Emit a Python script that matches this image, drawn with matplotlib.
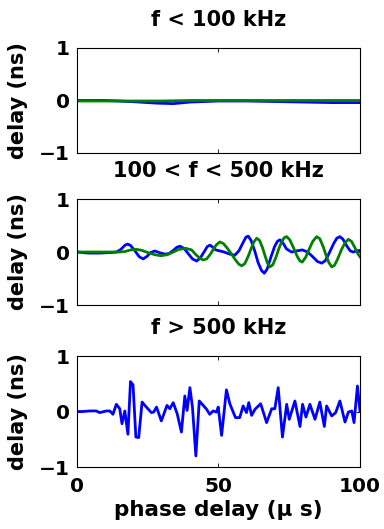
import matplotlib
matplotlib.use("Agg")
import matplotlib.pyplot as plt

plt.rcParams['font.family'] = ['DejaVu Sans']
plt.rcParams['font.weight'] = 'bold'

titles = ["f < 100 kHz", "100 < f < 500 kHz", "f > 500 kHz"]

# f < 100 kHz
low_x = [0, 10, 15, 22, 28, 34, 40, 50, 60, 70, 80, 90, 100]
low_blue = [0.0, 0.0, -0.01, -0.03, -0.05, -0.06, -0.03, -0.01, -0.01, -0.02, -0.03, -0.04, -0.04]
low_green_x = [0, 20, 30, 40, 60, 80, 100]
low_green = [-0.01, -0.01, -0.01, 0.0, 0.0, 0.0, 0.0]

# 100 < f < 500 kHz
mid_blue_x = [0, 4, 8, 12, 14, 15.5, 17, 17.9, 19, 20.5, 22, 23.4, 24.8, 26, 27.5, 29, 31,
              32.5, 34, 35.3, 36.4, 37.8, 39.3, 40.8, 42.3, 43.6, 45, 46, 47, 48, 49, 50.5,
              52, 54, 55.8, 57.3, 58.7, 59.7, 60.5, 61.5, 62.8, 64, 65.2, 66.2, 67.2, 68.5,
              69.8, 70.8, 71.7, 72.8, 74, 75.8, 77.5, 79.6, 81.5, 83.5, 85, 86.5, 87.8, 89.3,
              90.7, 91.8, 92.9, 94, 95.5, 96.6, 97.6, 98.8, 100]
mid_blue = [0, -0.02, -0.02, -0.01, 0.0, 0.05, 0.13, 0.15, 0.12, 0.02, -0.09, -0.13, -0.08,
            -0.01, 0.02, -0.01, -0.04, -0.03, 0.03, 0.09, 0.11, 0.07, -0.03, -0.13, -0.17,
            -0.11, 0.01, 0.1, 0.13, 0.09, 0.04, 0.02, 0.0, -0.04, -0.06, 0.03, 0.18, 0.28,
            0.30, 0.22, 0.02, -0.2, -0.35, -0.40, -0.32, -0.1, 0.1, 0.2, 0.23, 0.17, 0.06,
            0.0, 0.02, 0.04, 0.0, -0.1, -0.18, -0.21, -0.16, 0.0, 0.16, 0.26, 0.29, 0.24,
            0.1, 0.02, 0.0, 0.02, 0.03]
mid_green_x = [0, 10, 15, 17, 19, 21, 23, 25.5, 27.5, 29.6, 32, 34, 36, 38.4, 40.5, 42, 43.5,
               44.6, 45.8, 47, 48.3, 49.3, 50.5, 51.7, 53, 54.5, 56, 57.2, 58.2, 59.3, 60.5,
               61.5, 62.5, 63.5, 64.5, 65.5, 66.5, 67.3, 68.2, 69.2, 70.3, 71.3, 72.3, 73.2,
               74.1, 75.2, 76.5, 77.8, 78.8, 79.6, 80.8, 82, 83.3, 84.7, 85.8, 87, 88, 89, 90,
               91, 92.2, 93.5, 94.8, 95.9, 97, 98.2, 99.2, 100]
mid_green = [0, 0, 0.0, 0.01, 0.04, 0.05, 0.03, -0.02, -0.05, -0.07, -0.05, 0.0, 0.05, 0.07,
             0.04, -0.05, -0.12, -0.15, -0.13, -0.05, 0.06, 0.14, 0.19, 0.16, 0.08, -0.03,
             -0.15, -0.23, -0.26, -0.22, -0.08, 0.06, 0.19, 0.26, 0.22, 0.09, -0.08, -0.21,
             -0.28, -0.24, -0.1, 0.06, 0.19, 0.27, 0.29, 0.23, 0.08, -0.08, -0.17, -0.19,
             -0.1, 0.05, 0.2, 0.29, 0.25, 0.1, -0.06, -0.2, -0.28, -0.25, -0.12, 0.05, 0.18,
             0.24, 0.2, 0.08, -0.03, -0.09]

# f > 500 kHz
high_x = [0, 2.1, 4.5, 6.8, 8.0, 10.4, 11.6, 12.7, 13.9, 15.1, 15.9, 16.9, 18.0, 18.9, 19.8,
          20.8, 21.8, 23.0, 24.5, 26.3, 27.1, 28.1, 29.8, 31.8, 32.8, 34.0, 35.4, 36.9, 38.1,
          38.9, 39.9, 40.8, 42.0, 43.2, 44.6, 45.8, 46.9, 48.1, 49.3, 49.9, 51.1, 52.8, 54.0,
          56.0, 57.5, 58.7, 59.9, 60.7, 61.7, 62.9, 64.9, 67.0, 68.8, 69.9, 71.1, 72.6, 74.1,
          75.0, 77.0, 78.8, 79.7, 80.9, 82.3, 84.1, 85.8, 87.4, 88.2, 90.0, 91.4, 92.9, 94.7,
          95.9, 97.1, 97.9, 99.1, 100]
high_y = [0, 0, 0.01, 0.01, -0.02, 0.01, 0.01, -0.05, 0.13, 0.05, -0.22, 0.01, -0.41, 0.54,
          0.48, -0.46, -0.47, 0.17, 0.08, -0.02, -0.01, 0.08, -0.17, 0.11, 0.05, 0.16, -0.04,
          -0.37, 0.28, 0.02, 0.43, 0.08, -0.80, 0.19, 0.11, 0.04, -0.05, 0.01, -0.01, 0.08,
          -0.43, 0.39, 0.14, -0.11, -0.11, 0.10, -0.02, 0.16, -0.07, 0.04, 0.14, -0.20, 0.05,
          0.05, 0.43, -0.46, 0.13, -0.14, 0.19, -0.27, 0.13, -0.10, 0.13, -0.14, 0.17, -0.27,
          0.10, -0.08, -0.02, 0.19, -0.19, -0.01, 0.01, -0.20, 0.46, 0.0]

blue = (0, 0, 1)
green = (0, 0.5, 0)

fig = plt.figure(figsize=(3.84, 5.29), dpi=100)
boxes = [[0.2005, 0.7108, 0.737, 0.1985],
         [0.2005, 0.4234, 0.737, 0.2004],
         [0.2005, 0.1172, 0.737, 0.2098]]
axes = [fig.add_axes(b) for b in boxes]

axes[0].plot(low_x, low_blue, color=blue, lw=2)
axes[0].plot(low_green_x, low_green, color=green, lw=2)
axes[1].plot(mid_blue_x, mid_blue, color=blue, lw=2)
axes[1].plot(mid_green_x, mid_green, color=green, lw=2)
axes[2].plot(high_x, high_y, color=blue, lw=2)

for i, ax in enumerate(axes):
    ax.set_xlim(0, 100)
    ax.set_ylim(-1, 1)
    ax.set_xticks([0, 50, 100])
    ax.set_yticks([-1, 0, 1])
    ax.tick_params(direction='in', length=3, width=0.6, top=True, right=True,
                   labelsize=14.5, pad=5)
    for s in ax.spines.values():
        s.set_linewidth(0.8)
    ax.set_title(titles[i], fontsize=15, fontweight='bold', pad=16)
    ax.set_ylabel("delay (ns)", fontsize=15, fontweight='bold', labelpad=8)
    if i < 2:
        ax.set_xticklabels([])

axes[2].tick_params(axis='x', pad=7)
axes[2].set_xlabel("phase delay (\u03bc s)", fontsize=15.5, fontweight='bold', labelpad=3)

fig.savefig("out.png", dpi=100)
|---|
### GIVEN PROBLEM
Give again exactly the lines running from the beginning of the material above through the line that contains "low_green = [-0.01, -0.01, -0.01, 0.0, 0.0, 0.0, 0.0]", and leave out every picture.

### ANSWER TO THIS TASK
Emit a Python script that matches this image, drawn with matplotlib.
import matplotlib
matplotlib.use("Agg")
import matplotlib.pyplot as plt

plt.rcParams['font.family'] = ['DejaVu Sans']
plt.rcParams['font.weight'] = 'bold'

titles = ["f < 100 kHz", "100 < f < 500 kHz", "f > 500 kHz"]

# f < 100 kHz
low_x = [0, 10, 15, 22, 28, 34, 40, 50, 60, 70, 80, 90, 100]
low_blue = [0.0, 0.0, -0.01, -0.03, -0.05, -0.06, -0.03, -0.01, -0.01, -0.02, -0.03, -0.04, -0.04]
low_green_x = [0, 20, 30, 40, 60, 80, 100]
low_green = [-0.01, -0.01, -0.01, 0.0, 0.0, 0.0, 0.0]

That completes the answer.